6. Il résulte de ce qui précède que Mme est fondée à demander l’annulation de l’arrêté du 22 décembre 2022 par lequel la préfète de la Gironde a retiré son certificat de résidence algérien.
Sur les conclusions à fin d’injonction :
7. Compte tenu de l’objet de l’arrêté attaqué et du sens du présent jugement, qui annule le retrait du certificat de résidence algérien de Mme valable du 26 mai 2021 au 25 mai 2031, celui-ci n’implique aucune mesure d’exécution.
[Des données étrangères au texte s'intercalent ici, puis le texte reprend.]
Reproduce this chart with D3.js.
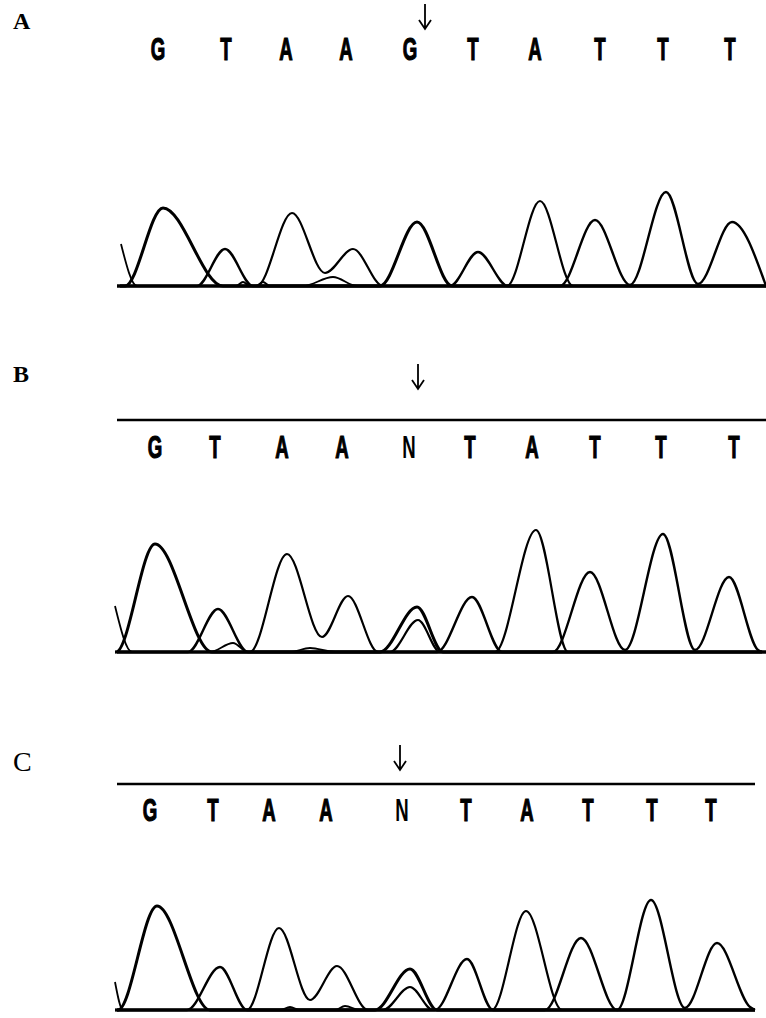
<!DOCTYPE html>
<html>
<head>
<meta charset="utf-8">
<script src="https://cdn.jsdelivr.net/npm/d3@7"></script>
<style>
  body { margin: 0; background: #fff; }
  svg { display: block; }
</style>
</head>
<body>
<div id="chart"></div>
<script>
// base calls for each panel
const basesA = ["G", "T", "A", "A", "G", "T", "A", "T", "T", "T"];
const basesB = ["G", "T", "A", "A", "N", "T", "A", "T", "T", "T"];
const basesC = ["G", "T", "A", "A", "N", "T", "A", "T", "T", "T"];

// scan position of each base call
const callsA = [58, 126, 186, 246, 310, 373, 435, 500, 563, 630];
const callsB = [55, 115, 182, 242, 309, 370, 432, 495, 561, 634];
const callsC = [50, 113, 169, 226, 302, 366, 427, 488, 552, 611];

// scan of the mutation site (arrow)
const siteA = 325, siteB = 318, siteC = 300;

// traces: [scan, signal]
const traceA_G = [[20,0],[25,0],[63,78],[123,0],[280,0],[317,64],[352,0],[666,0]];
const traceA_T = [[20,0],[97,0],[125,37],[153,0],[350,0],[378,34],[408,0],[460,0],[495,66],[530,1],[566,94],[598,2],[632,64],[666,0]];
const traceA_A = [[20,0],[157,0],[192,73],[225,13],[253,37],[283,0],[407,0],[440,85],[473,0],[666,0]];
const traceA_C = [[21,42],[37,0],[136,0],[143,4],[150,0],[156,0],[163,4],[170,0],[203,0],[233,9],[257,0],[666,0]];

const traceB_G = [[15,0],[16,0],[55,108],[112,0],[280,0],[317,45],[343,0],[662,0]];
const traceB_T = [[15,0],[88,0],[118,43],[148,0],[337,0],[372,55],[402,0],[453,0],[490,80],[525,2],[563,118],[595,2],[629,75],[658,2],[662,0]];
const traceB_A = [[15,0],[150,0],[187,98],[222,15],[248,56],[278,0],[290,0],[318,32],[340,0],[395,0],[436,122],[468,0],[662,0]];
const traceB_C = [[15,46],[32,0],[110,0],[133,9],[148,0],[190,0],[210,4],[235,0],[662,0]];

const traceC_G = [[15,0],[18,0],[57,104],[110,0],[275,0],[310,41],[337,0],[655,0]];
const traceC_T = [[15,0],[87,0],[120,43],[147,0],[335,0],[367,51],[393,0],[445,0],[481,72],[517,0],[551,110],[585,2],[617,67],[650,3],[655,0]];
const traceC_A = [[15,0],[147,0],[179,82],[210,10],[237,44],[268,0],[283,0],[310,23],[333,0],[392,0],[426,99],[462,0],[655,0]];
const traceC_C = [[15,28],[23,0],[180,0],[190,3],[200,0],[235,0],[245,4],[260,0],[655,0]];

const width = 766, height = 1018;

const svg = d3.select("#chart").append("svg")
  .attr("width", width)
  .attr("height", height);

// same scan scale for the three panels
const x = d3.scaleLinear().domain([0, 660]).range([100, 760]);

const panels = [
  { name: "A", bases: basesA, calls: callsA, site: siteA,
    traces: { G: traceA_G, T: traceA_T, A: traceA_A, C: traceA_C },
    base: 286, labelY: 29, labelWeight: "bold", labelSize: 24,
    arrowTop: 4, letterY: 60, ruleY: null, scanEnd: 666 },
  { name: "B", bases: basesB, calls: callsB, site: siteB,
    traces: { G: traceB_G, T: traceB_T, A: traceB_A, C: traceB_C },
    base: 652, labelY: 382, labelWeight: "bold", labelSize: 24,
    arrowTop: 364, letterY: 458, ruleY: 420, scanEnd: 666 },
  { name: "C", bases: basesC, calls: callsC, site: siteC,
    traces: { G: traceC_G, T: traceC_T, A: traceC_A, C: traceC_C },
    base: 1010, labelY: 771, labelWeight: "normal", labelSize: 28,
    arrowTop: 745, letterY: 821, ruleY: 784, scanEnd: 655 }
];

// line weight per dye
const dyeWidth = { G: 3.0, A: 2.2, T: 2.4, C: 1.8 };
const arrowLen = 25;

panels.forEach(p => {
  const y = d3.scaleLinear().domain([0, 100]).range([p.base, p.base - 100]);
  const g = svg.append("g");

  // panel letter
  g.append("text")
    .attr("x", 13)
    .attr("y", p.labelY)
    .attr("font-family", "Liberation Serif, Times New Roman, serif")
    .attr("font-weight", p.labelWeight)
    .attr("font-size", p.labelSize)
    .text(p.name);

  // arrow at mutation site
  const ax = x(p.site);
  g.append("path")
    .attr("d", `M${ax},${p.arrowTop} V${p.arrowTop + arrowLen} M${ax - 6},${p.arrowTop + arrowLen - 9} L${ax},${p.arrowTop + arrowLen} L${ax + 6},${p.arrowTop + arrowLen - 9}`)
    .attr("fill", "none")
    .attr("stroke", "#000")
    .attr("stroke-width", 1.8);

  // rule above the sequence
  if (p.ruleY !== null) {
    g.append("line")
      .attr("x1", x(17)).attr("x2", x(p.scanEnd))
      .attr("y1", p.ruleY).attr("y2", p.ruleY)
      .attr("stroke", "#000")
      .attr("stroke-width", 2.5);
  }

  // base calls (tall condensed letters)
  g.selectAll("text.base")
    .data(p.bases)
    .enter()
    .append("text")
    .attr("class", "base")
    .attr("transform", (d, i) => `translate(${x(p.calls[i])},${p.letterY}) scale(0.6,1)`)
    .attr("text-anchor", "middle")
    .attr("font-family", "Liberation Sans, Arial, sans-serif")
    .attr("font-weight", "bold")
    .attr("font-size", 31)
    .attr("stroke", "#000")
    .attr("stroke-width", d => d === "N" ? 0 : 1.2)
    .text(d => d);

  // baseline
  g.append("line")
    .attr("x1", x(17)).attr("x2", x(p.scanEnd))
    .attr("y1", y(0)).attr("y2", y(0))
    .attr("stroke", "#000")
    .attr("stroke-width", 3.5);

  const line = d3.line()
    .x(d => x(d[0]))
    .y(d => y(d[1]))
    .curve(d3.curveMonotoneX);

  Object.keys(p.traces).forEach(dye => {
    g.append("path")
      .attr("d", line(p.traces[dye]))
      .attr("fill", "none")
      .attr("stroke", "#000")
      .attr("stroke-width", dyeWidth[dye])
      .attr("stroke-linejoin", "round");
  });
});
</script>
</body>
</html>
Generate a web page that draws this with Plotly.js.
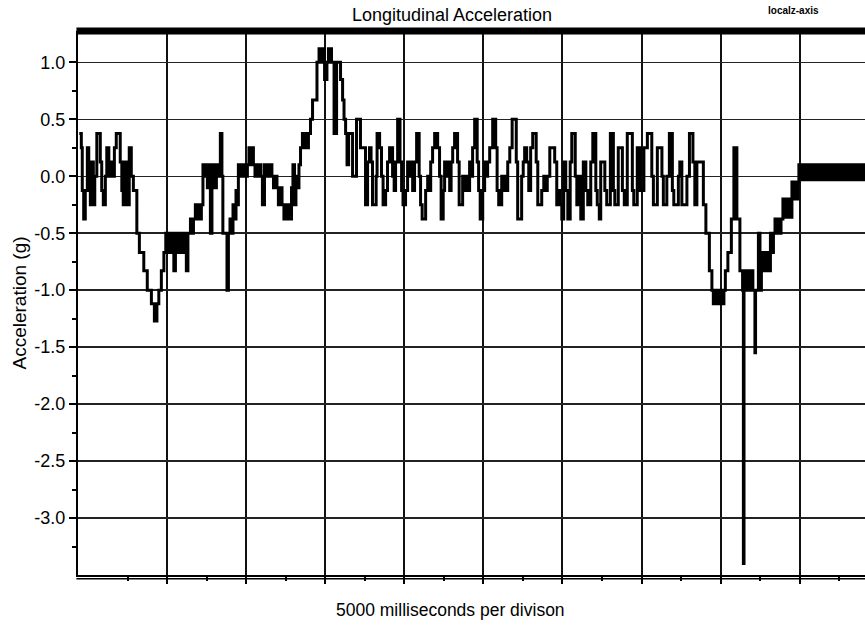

Par suite, les conclusions de la requérante tendant à la délivrance d’un nouveau titre de séjour sous astreinte ou, à défaut, au réexamen de sa situation, doivent être rejetées.
Sur les frais du litige :
8. Il y a lieu de mettre à la charge de l’État, partie perdante, une somme de 1 200 euros au titre de l’article L. 761-1 du code de justice administrative.
DECIDE :
Article 1er : L’arrêté de la préfète de la Gironde du 22 décembre 2022 est annulé.
Article 2 : L’État versera à Mme la somme de 1 200 euros au titre de l’article L. 761-1
du code de justice administrative.Article 3 : Le surplus des conclusions de la requête est rejeté.
Article 4 : Le présent jugement sera notifié à Mme et au préfet de la Gironde. Copie en sera adressée au ministre de l’intérieur et des outre-mer.
Délibéré après l'audience du 10 septembre 2024, à laquelle siégeaient :
M. Dewailly, président ; Mme Iffli, conseillère ; Mme Seignat, conseillère.
Rendu public par mise à disposition au greffe le 24 septembre 2024.